- **REQUIRED TASK**: Repeat exactly the lines from the line with "Give me the Chart.js source for this chart." to the line with "['#CC0066', '#4472C4', '#92D050', '#FFC000'];", including both, and leave out any pictures.

(Stored entries)
★ ★ ★ ★ ★

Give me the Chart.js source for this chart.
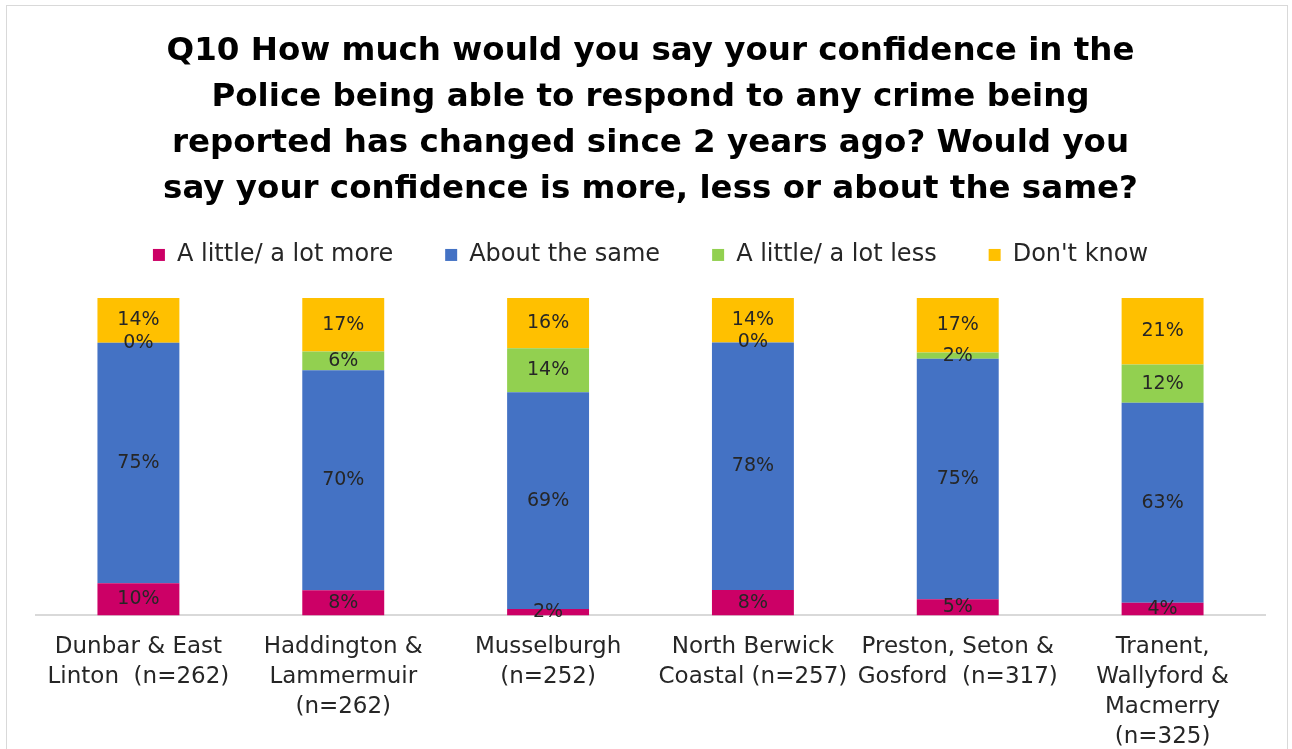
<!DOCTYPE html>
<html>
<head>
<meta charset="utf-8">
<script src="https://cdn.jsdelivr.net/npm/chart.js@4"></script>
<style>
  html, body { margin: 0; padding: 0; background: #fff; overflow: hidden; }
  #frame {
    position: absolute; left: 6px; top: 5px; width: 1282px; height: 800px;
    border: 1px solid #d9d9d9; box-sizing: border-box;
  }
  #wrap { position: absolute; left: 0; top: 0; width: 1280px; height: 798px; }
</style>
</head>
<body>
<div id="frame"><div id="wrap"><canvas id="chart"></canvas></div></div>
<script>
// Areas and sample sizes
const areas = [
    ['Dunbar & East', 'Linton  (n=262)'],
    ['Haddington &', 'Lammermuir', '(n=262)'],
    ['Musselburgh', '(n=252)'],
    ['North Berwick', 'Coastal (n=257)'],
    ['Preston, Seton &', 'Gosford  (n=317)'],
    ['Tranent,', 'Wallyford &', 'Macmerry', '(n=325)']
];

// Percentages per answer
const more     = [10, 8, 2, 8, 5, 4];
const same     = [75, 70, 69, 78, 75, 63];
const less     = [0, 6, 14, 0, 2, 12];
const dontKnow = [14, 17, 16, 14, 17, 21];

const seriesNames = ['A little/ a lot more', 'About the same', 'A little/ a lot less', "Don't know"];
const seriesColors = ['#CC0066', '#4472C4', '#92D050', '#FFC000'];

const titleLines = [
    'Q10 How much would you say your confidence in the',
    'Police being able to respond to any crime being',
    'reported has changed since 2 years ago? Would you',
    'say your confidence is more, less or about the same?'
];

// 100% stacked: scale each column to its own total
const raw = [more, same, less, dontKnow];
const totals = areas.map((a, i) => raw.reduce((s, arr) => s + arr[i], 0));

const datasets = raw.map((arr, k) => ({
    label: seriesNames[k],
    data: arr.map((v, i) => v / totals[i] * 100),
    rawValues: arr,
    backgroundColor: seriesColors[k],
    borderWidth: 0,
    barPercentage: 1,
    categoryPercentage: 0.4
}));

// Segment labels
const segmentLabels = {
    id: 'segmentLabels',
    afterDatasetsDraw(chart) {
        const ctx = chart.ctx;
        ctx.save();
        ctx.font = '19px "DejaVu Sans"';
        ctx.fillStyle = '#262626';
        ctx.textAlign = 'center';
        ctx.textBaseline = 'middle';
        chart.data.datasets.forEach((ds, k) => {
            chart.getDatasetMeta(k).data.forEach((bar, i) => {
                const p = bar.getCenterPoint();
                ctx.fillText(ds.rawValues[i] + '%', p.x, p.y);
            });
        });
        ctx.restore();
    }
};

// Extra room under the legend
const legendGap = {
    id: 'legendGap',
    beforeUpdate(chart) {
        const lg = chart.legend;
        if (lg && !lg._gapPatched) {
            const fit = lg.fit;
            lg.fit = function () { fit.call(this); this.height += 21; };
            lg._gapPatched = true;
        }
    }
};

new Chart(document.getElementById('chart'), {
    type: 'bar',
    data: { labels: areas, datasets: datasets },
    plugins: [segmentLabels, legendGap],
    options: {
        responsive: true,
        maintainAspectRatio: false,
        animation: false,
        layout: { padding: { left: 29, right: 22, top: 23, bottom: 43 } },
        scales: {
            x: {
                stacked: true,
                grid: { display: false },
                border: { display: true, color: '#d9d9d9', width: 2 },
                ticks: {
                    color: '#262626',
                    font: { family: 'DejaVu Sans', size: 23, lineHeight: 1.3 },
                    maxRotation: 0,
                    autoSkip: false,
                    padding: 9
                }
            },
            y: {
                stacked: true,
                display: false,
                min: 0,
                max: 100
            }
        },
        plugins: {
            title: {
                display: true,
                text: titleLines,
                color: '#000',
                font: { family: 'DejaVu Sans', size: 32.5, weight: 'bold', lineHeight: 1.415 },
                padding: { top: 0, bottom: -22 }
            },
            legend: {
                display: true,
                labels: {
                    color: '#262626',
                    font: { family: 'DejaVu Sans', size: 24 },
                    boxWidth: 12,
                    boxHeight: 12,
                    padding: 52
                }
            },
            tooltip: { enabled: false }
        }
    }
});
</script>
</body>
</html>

★ ★ ★ ★ ★

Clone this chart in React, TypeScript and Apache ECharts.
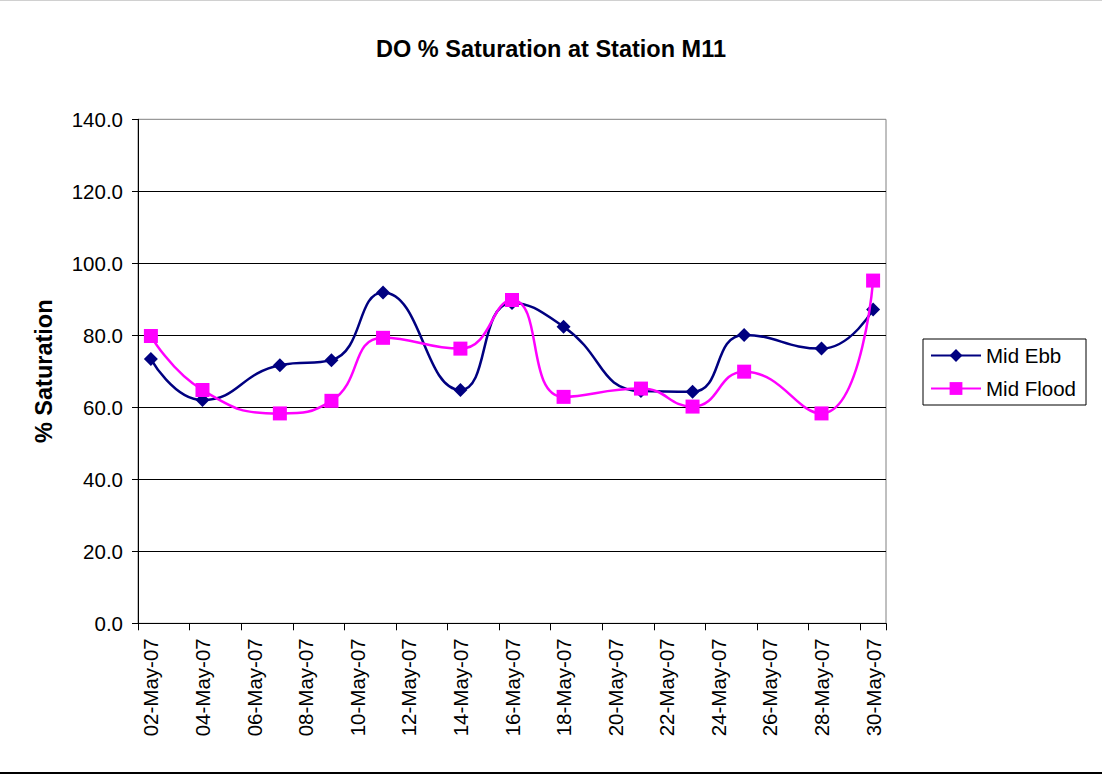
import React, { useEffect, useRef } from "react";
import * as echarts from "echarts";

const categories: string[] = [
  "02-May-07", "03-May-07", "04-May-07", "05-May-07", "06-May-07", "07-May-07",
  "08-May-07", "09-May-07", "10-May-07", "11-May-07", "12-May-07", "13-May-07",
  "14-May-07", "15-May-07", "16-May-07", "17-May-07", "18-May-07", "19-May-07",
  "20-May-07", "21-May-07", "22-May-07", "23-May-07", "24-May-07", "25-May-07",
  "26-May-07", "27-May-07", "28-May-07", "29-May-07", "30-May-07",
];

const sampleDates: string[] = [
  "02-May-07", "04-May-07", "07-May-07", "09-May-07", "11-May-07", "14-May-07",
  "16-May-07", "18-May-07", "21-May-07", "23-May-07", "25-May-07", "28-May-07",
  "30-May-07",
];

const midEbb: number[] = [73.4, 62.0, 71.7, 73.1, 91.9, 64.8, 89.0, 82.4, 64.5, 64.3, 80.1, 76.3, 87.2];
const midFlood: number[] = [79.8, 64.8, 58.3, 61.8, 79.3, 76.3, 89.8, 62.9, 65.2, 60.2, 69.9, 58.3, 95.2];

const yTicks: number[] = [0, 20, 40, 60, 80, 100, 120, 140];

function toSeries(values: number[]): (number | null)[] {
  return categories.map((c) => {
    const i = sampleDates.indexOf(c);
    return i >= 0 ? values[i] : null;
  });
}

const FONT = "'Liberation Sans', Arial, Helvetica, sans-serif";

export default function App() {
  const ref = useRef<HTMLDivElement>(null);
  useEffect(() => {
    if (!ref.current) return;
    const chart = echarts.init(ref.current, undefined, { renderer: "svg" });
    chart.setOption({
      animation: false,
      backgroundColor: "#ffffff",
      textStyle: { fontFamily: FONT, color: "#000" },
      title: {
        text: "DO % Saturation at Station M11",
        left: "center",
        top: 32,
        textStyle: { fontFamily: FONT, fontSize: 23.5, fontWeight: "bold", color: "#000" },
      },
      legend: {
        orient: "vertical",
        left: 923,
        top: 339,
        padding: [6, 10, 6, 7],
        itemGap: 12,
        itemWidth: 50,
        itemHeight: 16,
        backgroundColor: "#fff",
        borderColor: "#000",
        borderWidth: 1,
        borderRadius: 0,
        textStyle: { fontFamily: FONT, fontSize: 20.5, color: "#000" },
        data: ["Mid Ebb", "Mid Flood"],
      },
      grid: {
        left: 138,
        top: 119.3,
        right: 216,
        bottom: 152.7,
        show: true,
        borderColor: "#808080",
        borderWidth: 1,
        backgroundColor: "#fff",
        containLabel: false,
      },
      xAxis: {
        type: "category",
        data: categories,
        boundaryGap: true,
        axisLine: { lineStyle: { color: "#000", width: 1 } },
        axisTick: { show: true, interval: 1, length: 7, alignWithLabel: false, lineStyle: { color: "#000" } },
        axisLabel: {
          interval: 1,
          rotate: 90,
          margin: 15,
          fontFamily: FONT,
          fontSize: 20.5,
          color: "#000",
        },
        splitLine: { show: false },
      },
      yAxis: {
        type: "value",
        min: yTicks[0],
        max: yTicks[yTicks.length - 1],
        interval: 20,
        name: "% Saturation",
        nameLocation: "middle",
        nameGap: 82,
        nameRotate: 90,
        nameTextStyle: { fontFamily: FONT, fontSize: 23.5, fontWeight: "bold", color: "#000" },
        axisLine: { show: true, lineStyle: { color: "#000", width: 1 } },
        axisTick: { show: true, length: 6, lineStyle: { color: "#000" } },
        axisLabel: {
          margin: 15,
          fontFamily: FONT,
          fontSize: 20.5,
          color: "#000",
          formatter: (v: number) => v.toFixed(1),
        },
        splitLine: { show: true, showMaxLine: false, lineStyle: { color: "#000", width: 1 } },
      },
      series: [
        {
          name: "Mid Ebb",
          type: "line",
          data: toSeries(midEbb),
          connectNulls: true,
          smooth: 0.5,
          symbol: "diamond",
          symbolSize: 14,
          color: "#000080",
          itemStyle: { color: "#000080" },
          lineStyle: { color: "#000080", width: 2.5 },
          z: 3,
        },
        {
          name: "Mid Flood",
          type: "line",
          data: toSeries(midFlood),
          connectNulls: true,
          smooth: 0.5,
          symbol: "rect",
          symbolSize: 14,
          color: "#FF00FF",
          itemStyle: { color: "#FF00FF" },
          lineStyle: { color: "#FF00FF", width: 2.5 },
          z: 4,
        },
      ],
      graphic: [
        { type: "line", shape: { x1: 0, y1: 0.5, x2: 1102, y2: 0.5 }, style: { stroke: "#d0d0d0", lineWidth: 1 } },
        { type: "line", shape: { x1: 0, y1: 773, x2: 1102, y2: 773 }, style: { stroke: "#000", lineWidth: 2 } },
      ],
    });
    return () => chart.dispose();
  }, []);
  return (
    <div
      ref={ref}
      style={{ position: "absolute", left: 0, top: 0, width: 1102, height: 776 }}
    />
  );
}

★ ★ ★ ★ ★

- **RESULT**:
Give me the Chart.js source for this chart.
<!DOCTYPE html>
<html>
<head>
<meta charset="utf-8">
<script src="https://cdn.jsdelivr.net/npm/chart.js@4"></script>
<style>
  html, body { margin: 0; padding: 0; background: #fff; overflow: hidden; }
  #frame {
    position: absolute; left: 6px; top: 5px; width: 1282px; height: 800px;
    border: 1px solid #d9d9d9; box-sizing: border-box;
  }
  #wrap { position: absolute; left: 0; top: 0; width: 1280px; height: 798px; }
</style>
</head>
<body>
<div id="frame"><div id="wrap"><canvas id="chart"></canvas></div></div>
<script>
// Areas and sample sizes
const areas = [
    ['Dunbar & East', 'Linton  (n=262)'],
    ['Haddington &', 'Lammermuir', '(n=262)'],
    ['Musselburgh', '(n=252)'],
    ['North Berwick', 'Coastal (n=257)'],
    ['Preston, Seton &', 'Gosford  (n=317)'],
    ['Tranent,', 'Wallyford &', 'Macmerry', '(n=325)']
];

// Percentages per answer
const more     = [10, 8, 2, 8, 5, 4];
const same     = [75, 70, 69, 78, 75, 63];
const less     = [0, 6, 14, 0, 2, 12];
const dontKnow = [14, 17, 16, 14, 17, 21];

const seriesNames = ['A little/ a lot more', 'About the same', 'A little/ a lot less', "Don't know"];
const seriesColors = ['#CC0066', '#4472C4', '#92D050', '#FFC000'];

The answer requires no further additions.